そして、スカンジナビアは、シェイクスピアに次ぐ劇作家と言われるヘンリック・イプセンの生誕地だ。彼の劇は全て、新しい女性、近代的精神の覚醒をテーマにしており、このテーマは19世紀初頭、芸術家や思想家たちが集まるこの都市のネットワークの中で探求されていった。

もう一つ、スカンジナビアには雄大な自然の風景もあり、これは「マックスマーラ」に新しい影響を与えてくれた。今回のコレクションは、おとぎ話的な要素を含んでおり、「マックスマーラ」の新しい方向性を示している。

WWD:具体的にはアイデアをどのようにデザインに反映するのか?

イアン:私はミュージシャンや画家ではなくデザイナー。アイデアを現実の服に反映させることが仕事だ。そこで、一人の女性を研究した。女性で初めてノーベル文学賞を受賞したスウェーデンの小説家、セルマ・ラーゲルレーヴだ。彼女はポートレートの中で、20世紀初頭の近代化に関する全てのアイデアを凝縮したかのような服を着ている。気品を備えたシンプルな男性用シャツとネクタイを着用しているんだ。だからそのシャツを現代に再現した。

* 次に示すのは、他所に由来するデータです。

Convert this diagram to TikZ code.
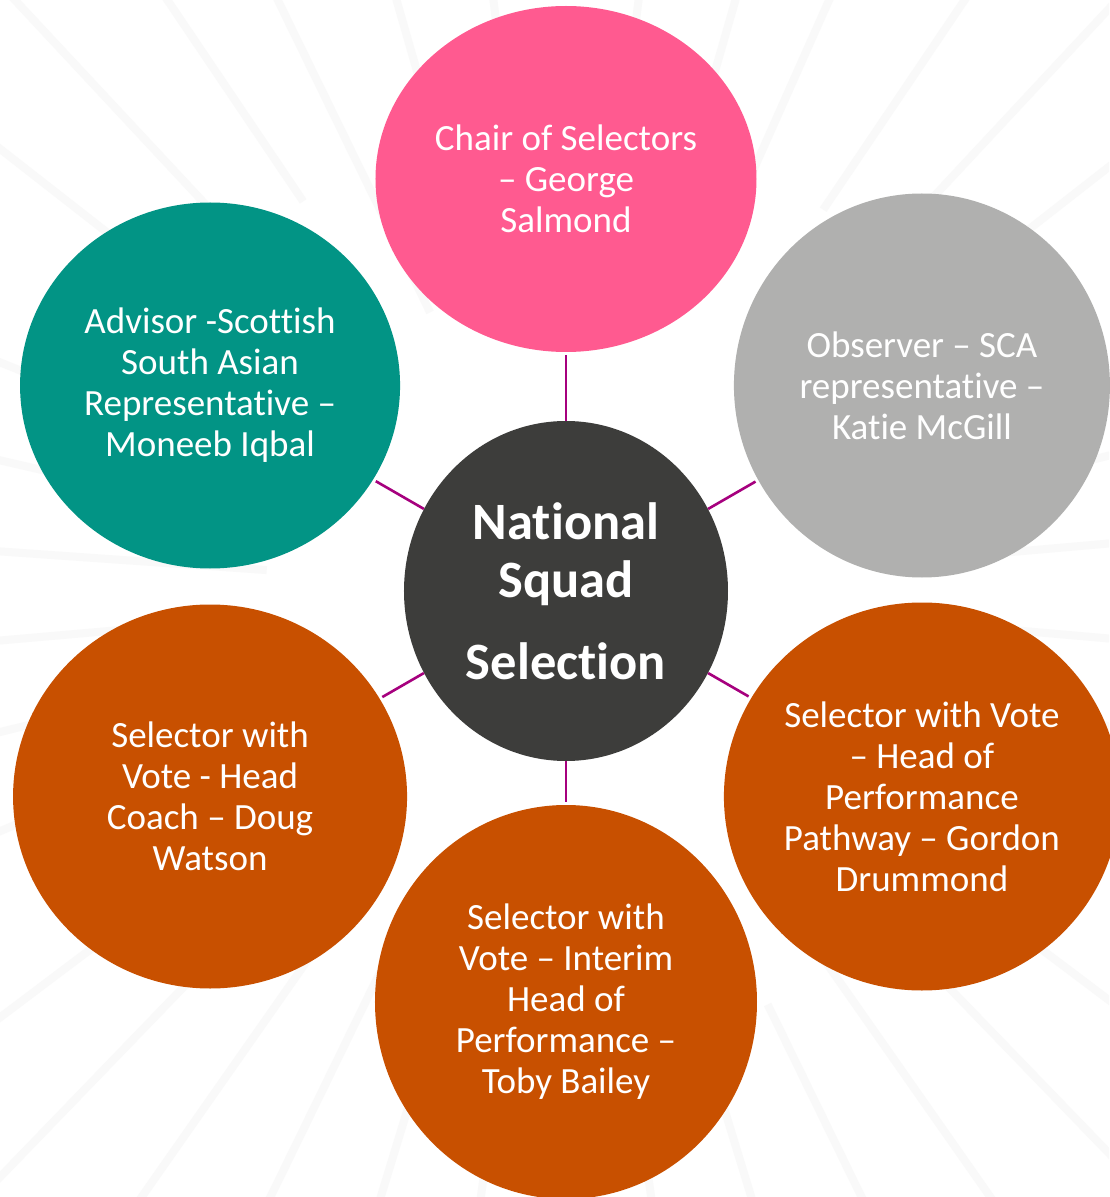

WWD:スモッキングドレスなど民俗的なアプローチは珍しい。

イアン:夏至祭を彩る7種の花は儀式や民俗学的な感覚を取り入れる一つのアイデアだった。夏至祭をテーマにしたホラー映画「ミッドサマー」を観ただろうか?そこで描かれている土地に根付いた儀式は、見た目は美しいけれど犠牲の精神があり、外部の人間が簡単には入れない、抑圧された何かもある。“テディベア”コートにフォークロアの要素である黒いタッセルを飾っていることから感じられるだろう。

WWD:あなたは女性たちの“ウォンツ”をどうやってとらえているのか。

イアン:そこに科学的なアプローチはない。将来的には、世界2500店舗からのフィードバックを分析してコレクションを作成する人工知能が登場して私は仕事を失うかもしれない。でも今はまだ「自分がどう感じるか」が重要だ。「マックスマーラ」にとって正しい戦略とはすなわち、「マックスマーラ」スタイルを開発し続けることであり、強いデザインに注意を払うこと。常に最高の品質を保ち、築いてきた遺産を守ることなんだ。